Più “falsi vedenti” che “falsi ciechi”!

«Lo scandalo dei ciechi non riconosciuti è, per la mia esperienza, assai più vasto di quello dei presunti “falsi ciechi”»: parole gravi che, insieme ad altre, lo diventano ancor più, se a pronunciarle, nel corso di un’intervista rilasciata a un’Associazione torinese, è stato proprio uno di coloro che svolgono ufficialmente la funzione istituzionale di riconoscere, valutare e controllare le domande di cecità civile. Qualcuno potrà motivatamente smentirlo?

Dito puntato di un uomo«Vi è una tendenza consolidata a non voler considerare l’elemento del campo visivo, esplicitamente previsto dalla Legge 138/01 [“Classificazione e quantificazione delle minorazioni visive e norme in materia di accertamenti oculistici”, N.d.R.], fra i requisiti che determinano lo status di cieco civile. Per fare ciò si cercano cavilli tecnici o semplicemente si respingono le domande sic et simpliciter. Quando poi i medici di base sbagliano a inoltrare le domande (il caso più frequente si verifica nel caso in cui essi crocettano la casella “invalidità” civile anziché “cecità”), le Commissioni vengono invitate a respingere le domande, invece che trasmetterle d’ufficio alla commissione competente. Questa trascuratezza voluta comporta la perdita di anni di tempo per le persone con disabilità che dovranno ricominciare da capo la procedura di riconoscimento. Infine, l’INPS fa pressione sui medici affinché non venga riconosciuta la cecità aggiuntiva a coloro che già soffrono di minorazioni motorie o cognitive: “Tanto sono già paralizzati… Che differenza c’è se vedono o non vedono?”».
Così l’APRI (Associazione Pro Retinopatici e Ipovedenti) riassume sinteticamente una serie di affermazioni decisamente gravi, che lo diventano ancor più se a pronunciarle, nel corso di un’intervista rilasciata alla stessa APRI, è stato Giovanni Battista Pietragalla, medico legale e presidente della Commissione Provinciale Cecità Civile di Torino, ovvero proprio chi svolge ufficialmente la funzione istituzionale di riconoscere, valutare e controllare le domande di cecità civile.
Quanto meno significativo, e conseguente, è anche un altro passaggio dell’intervista. Secondo Pietragalla, infatti, «lo scandalo dei ciechi non riconosciuti è, per la mia esperienza, assai più vasto di quello dei presunti “falsi ciechi”».

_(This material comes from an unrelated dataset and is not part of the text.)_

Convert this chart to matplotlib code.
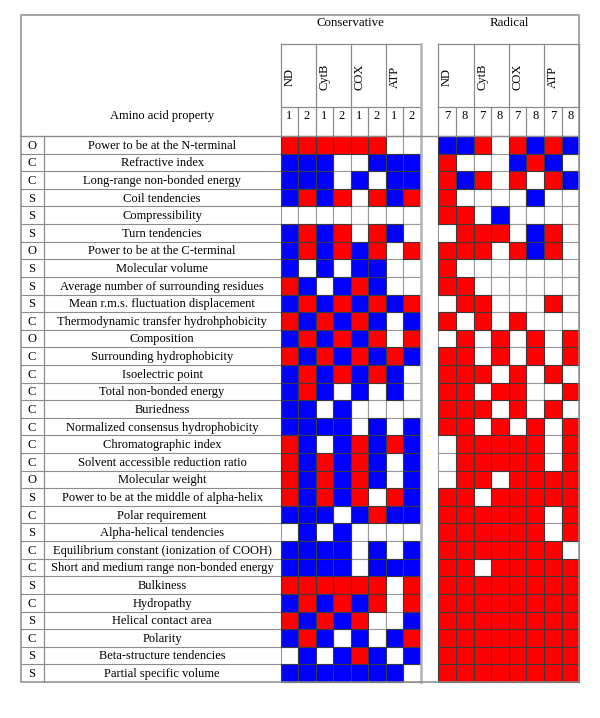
import matplotlib.pyplot as plt
from matplotlib.patches import Rectangle

plt.rcParams['font.family'] = ['Liberation Serif', 'DejaVu Serif']

# ── DATA ──────────────────────────────────────────────────────────────────
prop_class = ['O', 'C', 'C', 'S', 'S', 'S', 'O', 'S', 'S', 'S', 'C', 'O', 'C',
              'C', 'C', 'C', 'C', 'C', 'C', 'O', 'S', 'C', 'S', 'C', 'C', 'S',
              'C', 'S', 'C', 'S', 'S']
properties = [
    'Power to be at the N-terminal',
    'Refractive index',
    'Long-range non-bonded energy',
    'Coil tendencies',
    'Compressibility',
    'Turn tendencies',
    'Power to be at the C-terminal',
    'Molecular volume',
    'Average number of surrounding residues',
    'Mean r.m.s. fluctuation displacement',
    'Thermodynamic transfer hydrohphobicity',
    'Composition',
    'Surrounding hydrophobicity',
    'Isoelectric point',
    'Total non-bonded energy',
    'Buriedness',
    'Normalized consensus hydrophobicity',
    'Chromatographic index',
    'Solvent accessible reduction ratio',
    'Molecular weight',
    'Power to be at the middle of alpha-helix',
    'Polar requirement',
    'Alpha-helical tendencies',
    'Equilibrium constant (ionization of COOH)',
    'Short and medium range non-bonded energy',
    'Bulkiness',
    'Hydropathy',
    'Helical contact area',
    'Polarity',
    'Beta-structure tendencies',
    'Partial specific volume',
]
genes = ['ND', 'CytB', 'COX', 'ATP']
cons_sub = ['1', '2']
rad_sub = ['7', '8']

# R = red, B = blue, W = white ; columns ND1 ND2 CytB1 CytB2 COX1 COX2 ATP1 ATP2
conservative = [
    'RRRRRRWW', 'BBBWWBBB', 'BBBWBWBB', 'BRBRWRBR', 'WWWWWWWW', 'BRBRWRBW',
    'BRBRBRWR', 'BWBWBBWW', 'RBWBRBWW', 'BRBRBRBR', 'RBRBRBWB', 'BRBRBRWR',
    'RBRBRBRB', 'BRBRBRBW', 'BRBWBWBW', 'BBWBWWWW', 'BBBBWBWB', 'RBWBRBRB',
    'RBRBRBWB', 'RBRBRBWB', 'RBRBRWRB', 'BBBWBRBB', 'WBWBWWWW', 'BBBBWBWB',
    'BBBBWBBB', 'RRRRRRWR', 'BRBRBRWR', 'RBRBRWWB', 'BRBWBWBR', 'WBWBRBWB',
    'BBBBBBBW',
]
# columns ND7 ND8 CytB7 CytB8 COX7 COX8 ATP7 ATP8
radical = [
    'BBRWRBRB', 'RWWWBRBW', 'RBRWRWRB', 'RWWWWBWW', 'RRWBWWWW', 'WRRRWBRW',
    'RRRWRBRW', 'RWWWWWWW', 'RRWWWWWW', 'WRRWWWRW', 'RWRWRWWW', 'WRWRWRWR',
    'RRWRWRWR', 'RRRWRWRW', 'RRWRRWWR', 'RRRWRWRW', 'RRWRWRWR', 'WRRRRRWR',
    'WRRRRRWR', 'WRRWRRRR', 'RRWRRRRR', 'RRRRRRWR', 'RRRRRRWR', 'RRRRRRRW',
    'RRWRRRRR', 'RRRRRRRR', 'RRRRRRRR', 'RRRRRRRR', 'RRRRRRRR', 'RRRRRRRR',
    'RRRRRRRR',
]
colour = {'R': '#FF0000', 'B': '#0000FF', 'W': '#FFFFFF'}

# ── LAYOUT (pixel coordinates) ────────────────────────────────────────────
x_left, x_letter, x_right = 20.7, 43.5, 579.3
x_cons, w_cons = 280.7, 17.5
x_rad, w_rad = 438.3, 17.625
y_top, y_gene, y_num, y_data, y_bot = 15, 44, 107, 136, 682
n_rows = len(properties)
row_h = (y_bot - y_data) / n_rows
fs = 9.0
dy = 0.9          # nudge text down onto the row centre
grey = '#8c8c8c'

fig = plt.figure(figsize=(6, 7.18), dpi=100, facecolor='w')
ax = fig.add_axes([0, 0, 1, 1])
ax.set_xlim(0, 600)
ax.set_ylim(718, 0)
ax.axis('off')

# outer frame and header rule
ax.add_patch(Rectangle((x_left, y_top), x_right - x_left, y_bot - y_top,
                       fill=False, edgecolor=grey, lw=1.1, zorder=5))
ax.plot([x_left, x_right], [y_data, y_data], color=grey, lw=1.0, zorder=5)

# property column
ax.plot([x_letter, x_letter], [y_data, y_bot], color=grey, lw=0.9)
for i in range(n_rows):
    yc = y_data + (i + 0.5) * row_h + dy
    if i > 0:
        yl = y_data + i * row_h
        ax.plot([x_left, x_cons], [yl, yl], color=grey, lw=0.8)
    ax.text((x_left + x_letter) / 2, yc, prop_class[i], ha='center',
            va='center', fontsize=fs)
    ax.text((x_letter + x_cons) / 2, yc, properties[i], ha='center',
            va='center', fontsize=fs)
ax.text((x_letter + x_cons) / 2, 116, 'Amino acid property', ha='center',
        va='center', fontsize=fs)


def draw_block(x0, cw, data, subs, title):
    n_cols = 2 * len(genes)
    x1 = x0 + n_cols * cw
    ax.text((x0 + x1) / 2, 23, title, ha='center', va='center', fontsize=fs + 0.3)
    # header box
    ax.plot([x0, x1], [y_gene, y_gene], color=grey, lw=0.9)
    ax.plot([x0, x1], [y_num, y_num], color=grey, lw=0.9)
    for g, name in enumerate(genes):
        xg = x0 + 2 * g * cw
        ax.plot([xg, xg], [y_gene, y_data], color=grey, lw=0.9)
        ax.plot([xg + cw, xg + cw], [y_num, y_data], color=grey, lw=0.9)
        ax.text(xg + cw / 2, (y_gene + y_num) / 2 + 1, name, rotation=90,
                ha='center', va='center', fontsize=fs)
        for s, lab in enumerate(subs):
            ax.text(xg + (s + 0.5) * cw, 116, lab, ha='center', va='center',
                    fontsize=fs)
    ax.plot([x1, x1], [y_gene, y_data], color=grey, lw=0.9)
    # cells: white first, coloured on top so their dark edges win
    for layer in ('W', 'RB'):
        for i, row in enumerate(data):
            for j, c in enumerate(row):
                if c not in layer:
                    continue
                edge = '#9a9a9a' if c == 'W' else '#3a3a3a'
                ax.add_patch(Rectangle((x0 + j * cw, y_data + i * row_h), cw, row_h,
                                       facecolor=colour[c], edgecolor=edge,
                                       lw=0.8, zorder=2 if c == 'W' else 3))
    return x1


x_cons_end = draw_block(x_cons, w_cons, conservative, cons_sub, 'Conservative')
draw_block(x_rad, w_rad, radical, rad_sub, 'Radical')
# light separator between the two blocks
ax.plot([x_cons_end, x_cons_end], [y_gene, y_bot], color='#b4b4b4', lw=1.8, zorder=4)

fig.savefig('out.png', dpi=100, facecolor='w')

«Perché – si chiede sconcertato Marco Bongi, presidente dell’APRI – nessuna inchiesta giornalistica si è sviluppata su questi temi? E perché il dolore di molte famiglie, costrette a dover subire un’ingiustizia di Stato, non fa notizia?». «Credo – conclude – che di fronte a dichiarazioni di questo genere, come minimo dovrebbe essere aperta un’inchiesta per omissione di atti d’ufficio, se non per reati ancor più gravi».
A questo punto qualcuno potrà motivatamente smentire i contenuti dell’intervista realizzata dall’APRI? (S.B.)